"La La Land" fut une véritable (bonne) surprise quand j'ai découvert ce film, il y a un peu plus d'un an. J'avais approfondi cette découverte par le premier long métrage de Damien Chazelle "Guy and Madeline on a Park Bench" (2010). Entre les deux, en 2014, deux ans avant "La La Land", il y a Whiplash qu'il me fallait voir, évidemment…
Pour employer les adjectifs classiques exprimant le ressenti devant un film, si j'avais été bluffé devant "La La Land", là, devant ce "coup de fouet", ce "Whiplash", c'est scotché, que je devrais dire…
Un jeune batteur de jazz ambitieux, Andrew Nieman (Miles Teller) intègre une prestigieuse école de musique et est remarqué par un professeur et chef d'orchestre très exigeant, Terence Fletcher (JK Simmons). Alors qu'Andrew cherche, avec acharnement, à gagner sa place dans l'orchestre de jazz, Terence Fletcher ne cesse de pousser ses élèves toujours plus loin en utilisant des procédés de coercition morale et physique, instaurant une relation proche de celle de maître à esclave. L'un veut gagner sa place de batteur "titulaire". L'autre veut que son orchestre gagne le concours.
Il y a plusieurs façons de voir ce film.
C'est d'abord l'envers d'un décor qui serait le concert de musique qu'elle soit classique ou de jazz. Pour atteindre un haut niveau, susceptible d'impressionner le public et de s'y tailler un succès, je conçois bien qu'il faille travailler et encore travailler et y mettre un certain acharnement. Mais pour atteindre le niveau de "meilleur X (en sport ou musique ou art) du monde", il est bien possible que l'acharnement individuel ne suffise plus. Qu'un coach cherche à pousser au-delà de certaines limites, ça peut être de bonne guerre et ça peut marcher. Mais ça peut aussi flinguer l'élève. Définitivement. Parce qu'il y a des limites à l'acceptation de brimades et puis, parce qu'à un moment donné, il faut peut-être quelque chose d'autre qui s'appelle du génie ou du talent qui lui, est intrinsèque à l'individu, en clair, qui ne s'apprend pas. Y compris sous les coups.
On est bien dans ce cas, ici, puisque le professeur a décelé du talent chez l'élève, dès son arrivée. Mais les méthodes employées sont d'une impensable et humiliante dureté. Il y a du sergent Hartman dans le personnage de Terence Fletcher.
Et puis on peut voir le film autrement.

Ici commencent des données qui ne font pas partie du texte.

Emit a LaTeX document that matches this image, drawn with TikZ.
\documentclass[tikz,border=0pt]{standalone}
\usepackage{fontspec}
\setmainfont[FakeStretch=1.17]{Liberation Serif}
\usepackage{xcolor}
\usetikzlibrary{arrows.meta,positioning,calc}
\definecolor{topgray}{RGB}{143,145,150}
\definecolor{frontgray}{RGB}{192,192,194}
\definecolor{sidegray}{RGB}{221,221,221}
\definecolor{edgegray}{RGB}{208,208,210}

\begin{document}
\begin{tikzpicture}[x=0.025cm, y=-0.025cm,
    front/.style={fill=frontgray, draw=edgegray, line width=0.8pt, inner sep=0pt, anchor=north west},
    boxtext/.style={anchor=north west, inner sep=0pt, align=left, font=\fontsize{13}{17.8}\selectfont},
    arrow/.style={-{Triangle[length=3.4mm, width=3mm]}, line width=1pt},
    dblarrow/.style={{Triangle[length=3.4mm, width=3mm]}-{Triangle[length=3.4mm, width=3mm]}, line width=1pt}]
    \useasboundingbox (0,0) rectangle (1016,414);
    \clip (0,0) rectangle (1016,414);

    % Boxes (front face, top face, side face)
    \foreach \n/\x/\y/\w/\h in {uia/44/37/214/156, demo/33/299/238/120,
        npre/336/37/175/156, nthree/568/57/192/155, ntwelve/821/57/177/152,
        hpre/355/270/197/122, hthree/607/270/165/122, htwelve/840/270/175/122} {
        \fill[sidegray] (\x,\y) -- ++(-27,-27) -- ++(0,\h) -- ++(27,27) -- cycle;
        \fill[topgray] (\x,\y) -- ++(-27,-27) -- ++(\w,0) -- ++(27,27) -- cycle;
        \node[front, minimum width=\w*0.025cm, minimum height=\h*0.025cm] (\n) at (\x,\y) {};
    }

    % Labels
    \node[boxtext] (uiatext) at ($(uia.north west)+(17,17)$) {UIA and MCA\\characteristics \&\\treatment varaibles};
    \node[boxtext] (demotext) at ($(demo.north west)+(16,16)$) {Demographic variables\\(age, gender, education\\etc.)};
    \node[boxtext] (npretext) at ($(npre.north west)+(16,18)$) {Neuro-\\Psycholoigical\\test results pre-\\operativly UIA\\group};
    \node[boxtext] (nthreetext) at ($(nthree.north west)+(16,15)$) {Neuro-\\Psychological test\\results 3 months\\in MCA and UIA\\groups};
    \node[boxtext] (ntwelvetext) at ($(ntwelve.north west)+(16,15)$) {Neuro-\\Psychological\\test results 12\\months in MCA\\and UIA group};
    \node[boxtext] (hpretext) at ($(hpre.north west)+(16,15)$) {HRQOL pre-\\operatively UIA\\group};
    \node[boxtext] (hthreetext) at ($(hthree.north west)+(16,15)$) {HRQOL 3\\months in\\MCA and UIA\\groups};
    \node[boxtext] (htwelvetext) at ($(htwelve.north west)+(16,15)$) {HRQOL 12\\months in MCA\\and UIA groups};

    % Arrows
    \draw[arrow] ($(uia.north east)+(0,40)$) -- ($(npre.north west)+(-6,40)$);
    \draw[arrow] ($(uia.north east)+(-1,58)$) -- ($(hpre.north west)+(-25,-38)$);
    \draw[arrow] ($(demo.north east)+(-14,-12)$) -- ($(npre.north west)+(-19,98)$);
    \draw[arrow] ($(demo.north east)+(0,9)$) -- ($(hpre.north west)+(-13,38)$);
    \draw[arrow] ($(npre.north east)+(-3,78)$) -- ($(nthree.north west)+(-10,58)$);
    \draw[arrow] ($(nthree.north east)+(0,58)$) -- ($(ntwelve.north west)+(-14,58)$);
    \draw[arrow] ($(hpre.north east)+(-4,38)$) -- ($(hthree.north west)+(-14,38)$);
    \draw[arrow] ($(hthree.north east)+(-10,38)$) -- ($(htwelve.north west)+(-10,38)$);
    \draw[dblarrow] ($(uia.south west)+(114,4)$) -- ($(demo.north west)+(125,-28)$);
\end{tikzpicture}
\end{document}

Où Andrew ou Terence sont deux personnages équivalents, tout aussi antipathiques. Terence n'hésite pas à humilier son élève en public mais l'élève, lui-même, est prêt à tout pour gagner sa place y compris à écraser ou piéger ses collègues. La relation d'Andrew avec Nicole qu'il bazardera sans ménagement au motif qu'elle pourrait l'empêcher d'atteindre son but est très signifiante d'un égocentrisme sans limite. Et je n'insisterai pas davantage sur la relation édifiante d'Andrew avec sa famille.
Mais ce qui est particulièrement intéressant, c'est l'évolution de la relation entre Andrew et Fletcher. D'abord une relation de forte dépendance d'Andrew face à son maître, qu'Andrew accepte mais qui se solde par un double échec. Et puis, cette relation devient toxique lorsqu'Andrew, passé à autre chose, sera irrésistiblement attiré par Fletcher dans un combat déloyal mais où Fletcher pourrait bien avoir (enfin) trouvé son maître …
Spoiler : dans le personnage de son élève
Pour finir, Damien Chazelle nous a offert un film musical intense qui frise avec le genre thriller appuyé sur une belle mise en scène de ces deux acteurs très investis (Mike Teller et JK Simmons) et sur de beaux morceaux de jazz comme "Whiplash" (bien sûr) mais aussi "Caravan" de Duke Ellington.